When you are enjoying a lot of success and the flattering remarks come raining in, it’s easy to believe your own PR. People keep telling you what a great company you’ve built and how pleased you must be. And there’s only so many times you can say, ‘Aw, shucks!’
It has happened to military leaders many times, such as Napoleon and Hitler, who, after giddy success – the net result of meticulous planning and shock tactics – believed that anything at all was possible, with or without all the planning. And they stopped listening to people; they thought they didn’t need to bother – they just knew they were right. Arguably, Maggie Thatcher suffered from the same disease in the political realm at the end of her reign. Everyone knows the result in those instances.
It happened to me, too. I was in a battle with two major suppliers in the UK over whether we had honoured a deal and I said something rather arrogant and dismissive to the press. I was so over-extended on our international expansion that I hadn’t done my homework to see if our systems were in good shape. They weren’t; my comments were not only inaccurate, they left the other side fuming and even more determined to nail us. And they did just that at a cost of £2 million to the company – and a lot of bad publicity.
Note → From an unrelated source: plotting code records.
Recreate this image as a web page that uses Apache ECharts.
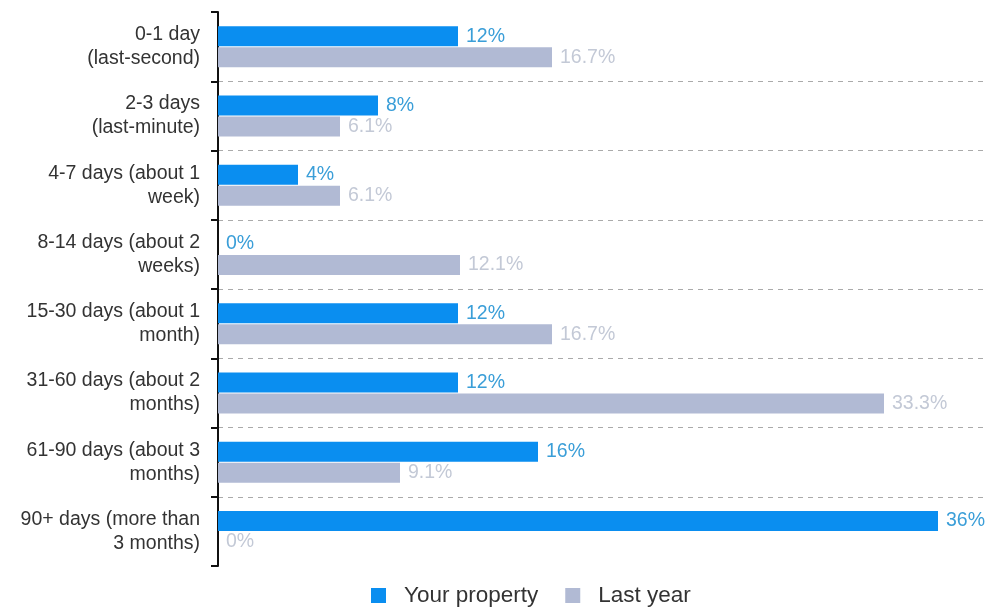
<!DOCTYPE html>
<html>
<head>
<meta charset="utf-8">
<script src="https://cdn.jsdelivr.net/npm/echarts@6/dist/echarts.min.js"></script>
<style>html,body{margin:0;padding:0;background:#fff}#c{width:989px;height:610px}</style>
</head>
<body>
<div id="c"></div>
<script>
var categories = [
  "0-1 day\n(last-second)",
  "2-3 days\n(last-minute)",
  "4-7 days (about 1\nweek)",
  "8-14 days (about 2\nweeks)",
  "15-30 days (about 1\nmonth)",
  "31-60 days (about 2\nmonths)",
  "61-90 days (about 3\nmonths)",
  "90+ days (more than\n3 months)"
];
var yourProperty = [12, 8, 4, 0, 12, 12, 16, 36];
var lastYear = [16.7, 6.1, 6.1, 12.1, 16.7, 33.3, 9.1, 0];
var seriesNames = ["Your property", "Last year"];

var font = "'Liberation Sans', Arial, sans-serif";
var chart = echarts.init(document.getElementById('c'));
function lbl(color) {
  return {
    show: true, position: 'right', distance: 8,
    color: color, fontSize: 19.5, fontFamily: font,
    formatter: function (p) { return p.value + '%'; }
  };
}
chart.setOption({
  animation: false,
  grid: { left: 218, right: 1, top: 12, bottom: 44, containLabel: false },
  legend: {
    left: 366, top: 579,
    itemWidth: 15, itemHeight: 15, itemGap: 27,
    icon: 'rect',
    textStyle: { fontSize: 22.5, color: '#333', fontFamily: font, padding: [0, 0, 0, 13] },
    data: seriesNames
  },
  xAxis: {
    type: 'value', min: 0, max: 38.5,
    show: false, splitLine: { show: false }
  },
  yAxis: {
    type: 'category', inverse: true, data: categories,
    axisLine: { show: true, lineStyle: { color: '#111', width: 2 } },
    axisTick: { show: true, length: 7, lineStyle: { color: '#111', width: 2 } },
    axisLabel: { color: '#333', fontSize: 19.5, fontFamily: font, margin: 18, lineHeight: 24, align: 'right' },
    splitLine: { show: true, showMinLine: false, showMaxLine: false,
      lineStyle: { color: '#aaa', type: [5, 5], width: 1 } }
  },
  series: [
    { name: seriesNames[0], type: 'bar', data: yourProperty, barWidth: 20, barGap: '5%',
      itemStyle: { color: '#0a8ef0' }, label: lbl('#3a9ed8') },
    { name: seriesNames[1], type: 'bar', data: lastYear, barWidth: 20,
      itemStyle: { color: '#b1bad4' }, label: lbl('#c3c9d6') }
  ]
});
</script>
</body>
</html>
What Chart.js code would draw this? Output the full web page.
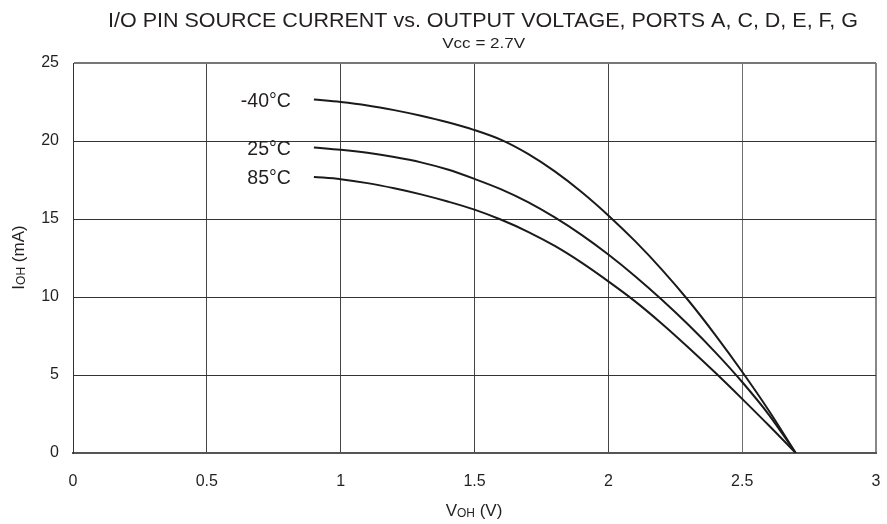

Family – the great leveller
It’s fair to say that my occasional slips through conceit and arrogance would have been far greater without my wife and kids. They have been good at bringing me down to earth – sometimes with a bang. (And if your wife and kids, partner or other loved ones don’t tell it like it is, then you have a much bigger problem than hubris.)
If I say something sounding a bit imperious, I hear a quick ‘You’re not at the office now!’ which usually does the trick. I’m also a guy who is extremely uncool; more absent-minded professor than James Bond. You know the sort of thing; jumping out of a taxi and grabbing your briefcase but because you’d forgotten to close it properly first, the papers spill everywhere – over the floor and onto the pavement and with my luck, it’s usually raining too!
There are other ways of keeping grounded
Do another job where you are not the boss – and nor do you deserve to be: it could be serving on a committee at the PTA or helping out at a charity. I’m hopeless at practical things like DIY or IT, really hopeless, so I’m quite happy to be the equivalent of the plumber’s mate in situations like that and it’s clear to absolutely everyone around me how useless I am.
Go to places where no one knows who the hell you are – or even cares. And you must cut your right leg off if you ever say, ‘Don’t you know who I am?’